My favourite rhyme was Little Red Riding Hood and The Wolf. The wolf eats Riding Hood’s grandmother and plans on eating the little girl as well. But Riding Hood is not going to let that happens and shots him with her gun – Bang, Bang, Bang. Riding Hood has a new wolf skin coat. Dahl had created a strong female character who had taken on the baddies and won. Little Red Riding Hood also has the best line in Literature:

She whips a pistol from her knickers.
She aims it at the creature's head,
And bang bang bang, she shoots him dead.


It was such a fantastic line and at the time I thought it was very saucy – she actually keeps a gun in her knickers – wow, that’s brilliant!

Roald Dahl was my favourite childhood author – Matilda, The BFG and Charlie’s Chocolate Factory were also my favourites alongside Revolting Rhymes. I read the books I was prescribed by the school but I branched out and read books from the library and books I got for my birthday. I gobbled them all up.
  
I was glad that I found reading enjoyable and I had branched out from the school’s curriculum.

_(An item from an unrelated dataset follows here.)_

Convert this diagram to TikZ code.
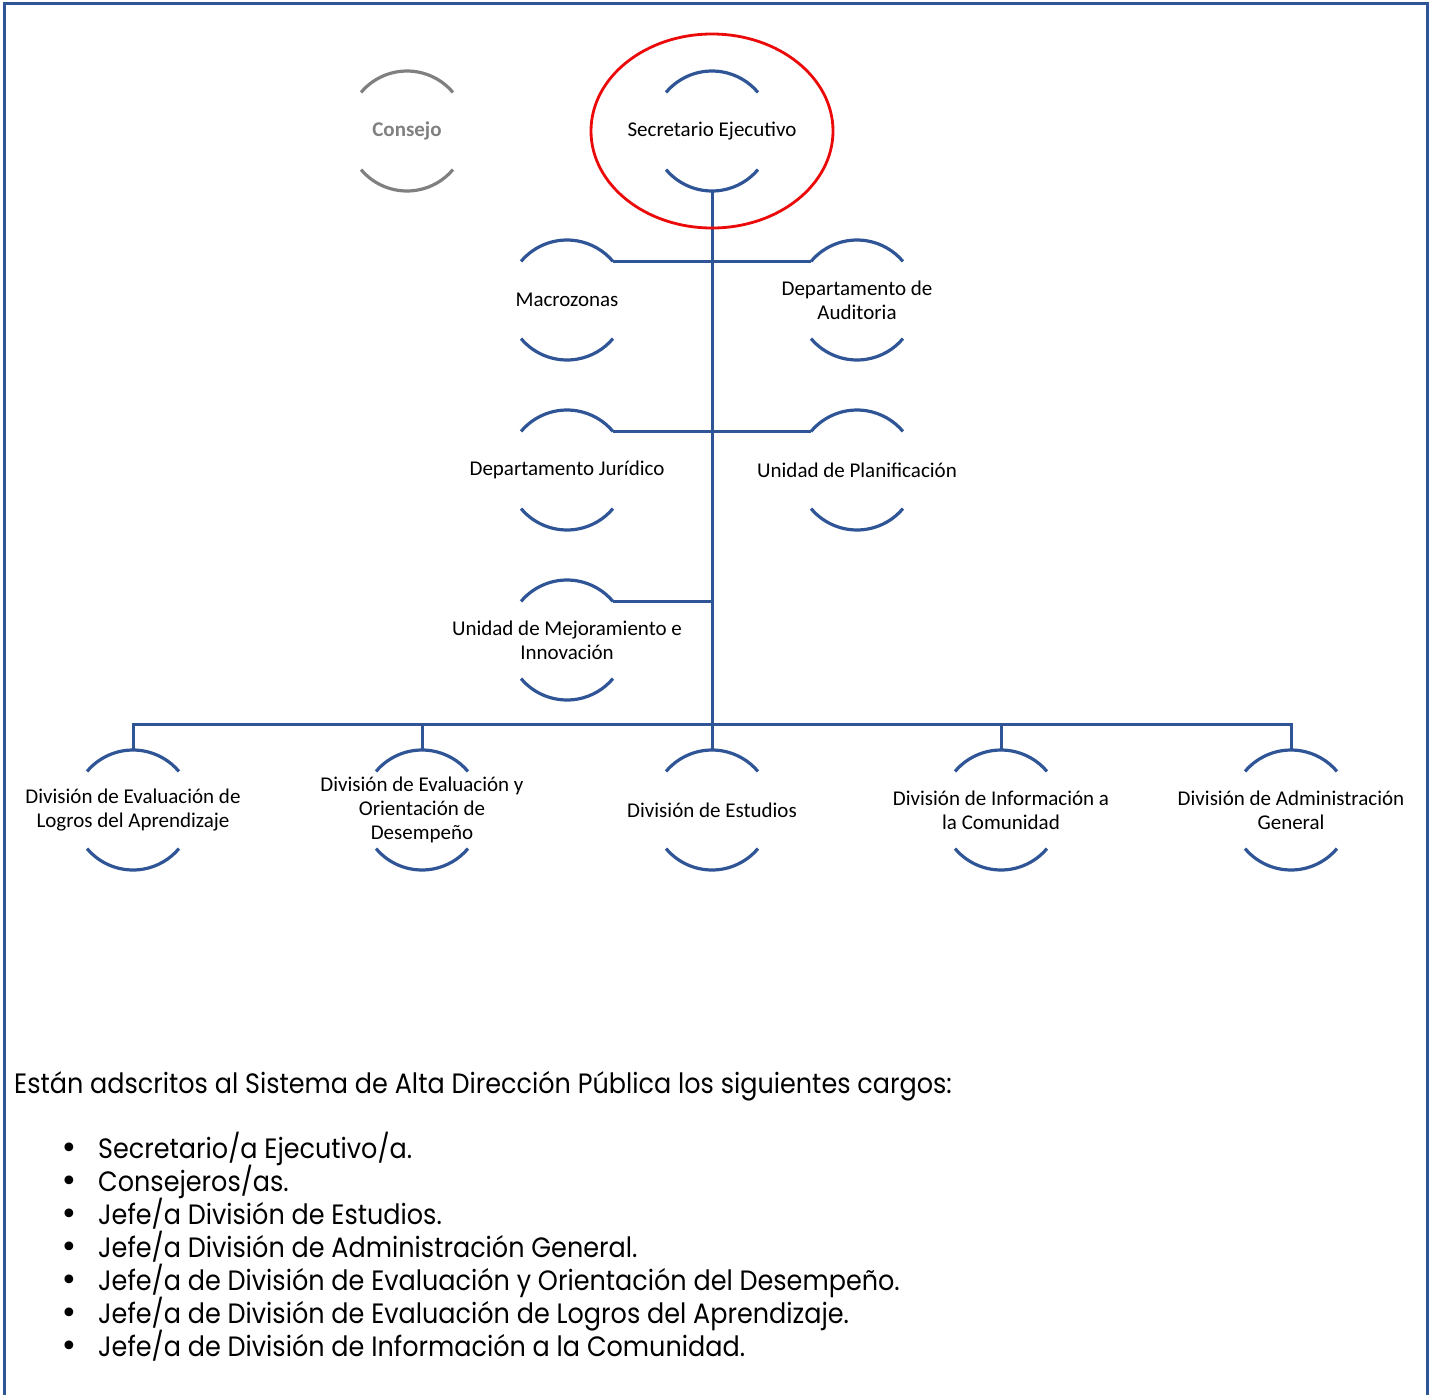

There was an incident in year 4 (8-9 years) which could have had the potential to knock my reading confidence and put me off reading. My teacher had decided that she would split the class into four groups depending on reading ability. We would be given a book suited to our reading ability and we would take turns in reading out loud to the group. I was put into the second from bottom group. I questioned this and I was told to be quiet. We were given a book about an otter – a snooze inducing book. I was curious to see what books the two higher groups were reading so I peered over to their groups, expecting to see them tackling something huge and demanding. I can’t remember the exact titles but I knew that I read both of them and independently without needing help. I said this to my teacher but she didn’t listen. She said I was a liar. I was very upset and angry and sulked for the rest of the day. I knew that I had read the books. I could have proved it with my library records. In the end my mum went up to the school and had ‘words.’

I became more of a determined reader.

What book has been the biggest influence on you? 


2 comments:

gliterature.com said...

I used to love Revolting Rhymes -- but I haven't read it in years! I did read The Stinky Cheeseman again last month though, and it's just as good as I remember it. Did you ever read that one?

Congratulations on the win!

Jessica said...

The stinky cheeseman does sound familiar!